Instrumentation is the foundation of OzGrav’s research. Under the direction of OzGrav Deputy Director Professor David McClelland, we are pursuing novel instrumentation research under the following Key Programs.
Key Programs
OPTIMISATION
The goal of this project is to maximise the sensitivity of advanced GW detectors by suppressing quantum noise, reducing coating losses and understanding and reducing control noises, thereby increasing the rate of detections by more than an order of magnitude. The advanced detectors include Advanced LIGO (aLIGO), the French/Italian observatory Advanced Virgo and the Japanese KAGRA detector. By mid 2020s, the new LIGO-India detector will be added to the network. We will make major contributions to this international effort to ensure our continuing priority access to exciting new astrophysical data, the bedrock upon which GW science is built.

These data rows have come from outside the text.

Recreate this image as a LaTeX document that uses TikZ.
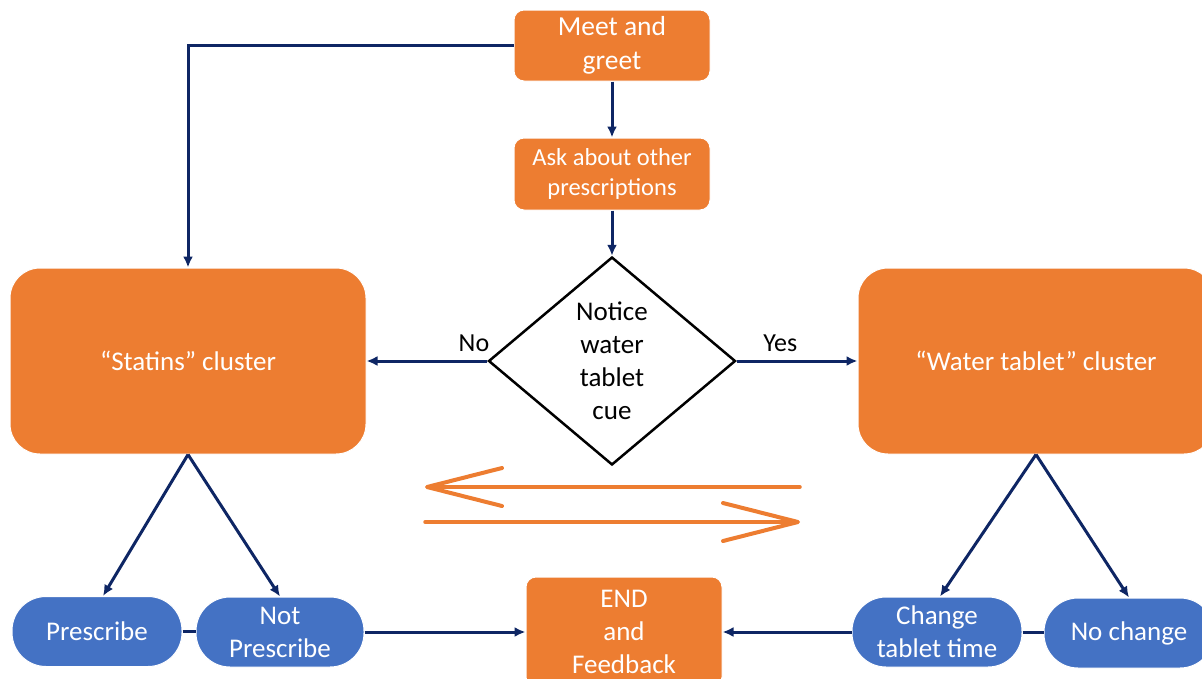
\documentclass[tikz,border=0pt]{standalone}
\usepackage{fontspec}
\setmainfont{Carlito}
\usetikzlibrary{shapes.geometric,arrows.meta}
\definecolor{BoxOrange}{RGB}{237,125,49}
\definecolor{PillBlue}{RGB}{68,114,196}
\definecolor{NavyLine}{RGB}{14,38,100}

\begin{document}
\begin{tikzpicture}[x=1pt,y=-1pt,
  orangebox/.style={fill=BoxOrange,draw=white,line width=1pt,text=white,rounded corners=10pt,align=center,inner sep=0pt},
  cluster/.style={orangebox,rounded corners=30pt,minimum width=356pt,minimum height=186pt,font=\fontsize{27}{33}\selectfont},
  pill/.style={fill=PillBlue,draw=white,line width=1pt,text=white,rounded corners=34pt,minimum height=70pt,align=center,inner sep=0pt,font=\fontsize{27}{33}\selectfont},
  navyline/.style={NavyLine,line width=3pt},
  navyarrow/.style={navyline,-{Latex[length=11pt,width=10pt]}},
  orangearrow/.style={BoxOrange,line width=3.5pt,line cap=round,-{Straight Barb[length=75pt,width=38pt,line width=4pt,round]}}]
\useasboundingbox (0,0) rectangle (1202,678);
\clip (0,0) rectangle (1202,678);

\node[orangebox,minimum width=196pt,minimum height=71pt,font=\fontsize{27.5}{34}\selectfont] (meetgreet) at (612,45.5) {Meet and\\greet};
\node[orangebox,minimum width=196pt,minimum height=72pt,font=\fontsize{24.5}{30}\selectfont] (askpresc) at (612,174) {Ask about other\\prescriptions};
\node[diamond,draw=black,line width=2.5pt,fill=white,minimum width=247pt,minimum height=208pt,inner sep=0pt,align=center,font=\fontsize{27}{33}\selectfont] (notice) at (612,361) {Notice\\water\\tablet\\cue};
\node[cluster] (statins) at (188,361) {“Statins” cluster};
\node[cluster] (watertab) at (1036,361) {“Water tablet” cluster};
\node[orangebox,minimum width=196pt,minimum height=110pt,font=\fontsize{27}{33}\selectfont] (endfb) at (624,632) {END\\and\\Feedback};
\node[pill,minimum width=170pt] (prescribe) at (97,631.5) {Prescribe};
\node[pill,minimum width=168pt] (notpresc) at (280,632) {Not\\Prescribe};
\node[pill,minimum width=170pt] (changetab) at (937,632) {Change\\tablet time};
\node[pill,minimum width=170pt] (nochange) at (1129,633) {No change};

\draw[navyarrow] (meetgreet.west) -| (statins.north);
\draw[navyarrow] (meetgreet) -- (askpresc);
\draw[navyarrow] (askpresc) -- (notice);
\draw[navyarrow] (notice.west) -- node[pos=0.11,above=4pt,black,font=\fontsize{26}{30}\selectfont] {No} (statins.east);
\draw[navyarrow] (notice.east) -- node[pos=0.36,above=4pt,black,font=\fontsize{26}{30}\selectfont] {Yes} (watertab.west);
\draw[navyarrow] (statins.south) -- ([xshift=6pt]prescribe.north);
\draw[navyarrow] (statins.south) -- (notpresc.north);
\draw[navyarrow] (watertab.south) -- ([xshift=3pt]changetab.north);
\draw[navyarrow] (watertab.south) -- (nochange.north);
\draw[navyline] (prescribe.east) -- (notpresc.west |- prescribe.east);
\draw[navyarrow] (notpresc.east) -- (endfb.west |- notpresc.east);
\draw[navyarrow] (changetab.west) -- (endfb.east |- changetab.west);
\draw[navyline] (changetab.east) -- (nochange.west |- changetab.east);

% back and forth between the two clusters
\coordinate (rightup) at (800,487);
\coordinate (leftup) at (425,487);
\coordinate (leftdown) at (425,522);
\coordinate (rightdown) at (800,522);
\draw[orangearrow] (rightup) -- (leftup);
\draw[orangearrow] (leftdown) -- (rightdown);
\end{tikzpicture}
\end{document}
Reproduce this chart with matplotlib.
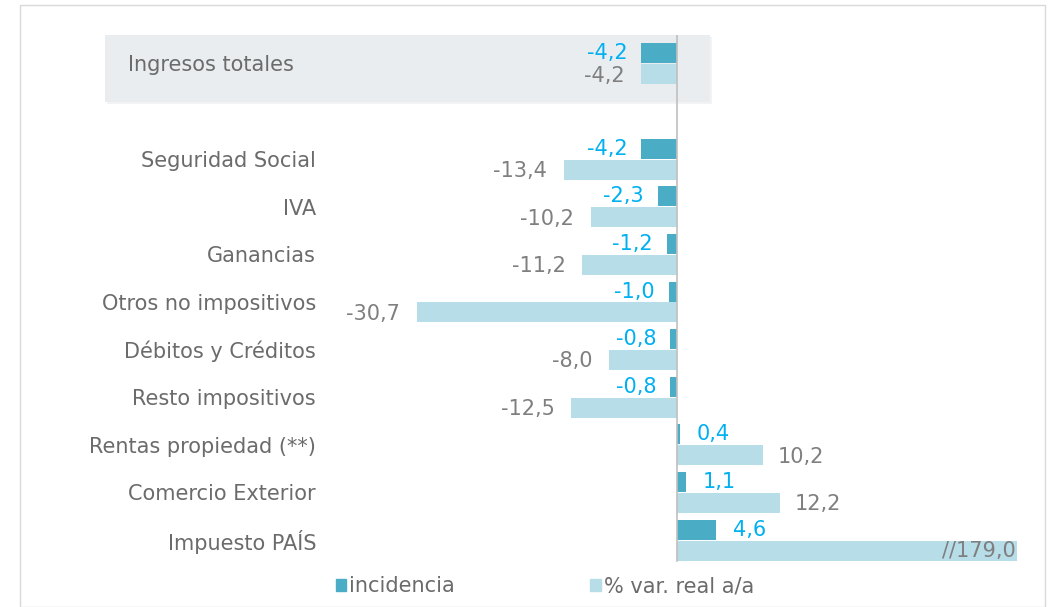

We will focus on three key outcomes: 1. increasing the circulating power and the enhanced injection of squeezing to improve quantum noise limited sensitivity; 2. reducing the impact of coating thermal noise in the mid-frequency band; and 3. reducing the impact of control noise and unknown noise sources in the 10 Hz to 100 Hz band.
FUTURE TECH
The goals of this project IS to develop breakthrough technologies that will enable third generation ground-based GW detectors, create a conceptual design for a kilohertz GW detector, and lay the technological foundations for Australia to participate in a space-based GW detection such as LISA. These remarkable future detectors operate in complementary frequency bands ranging from 10 mHz to 5 kHz, will answer key questions about the workings of the Universe: from how galaxies form and evolve to how matter behaves at extreme densities and temperatures.OzGrav is positioned to contribute enabling technologies to these future detectors so that Australia benefits from the ground-breaking science they will enable. The detectors are also compelling in their own right as they push the limits of optical measurement technology and probe fundamental science. Future detectors may make it possible to place a human-size optomechanical system into its quantum ground state, potentially allowing investigation of how gravitational fields affect quantum systems.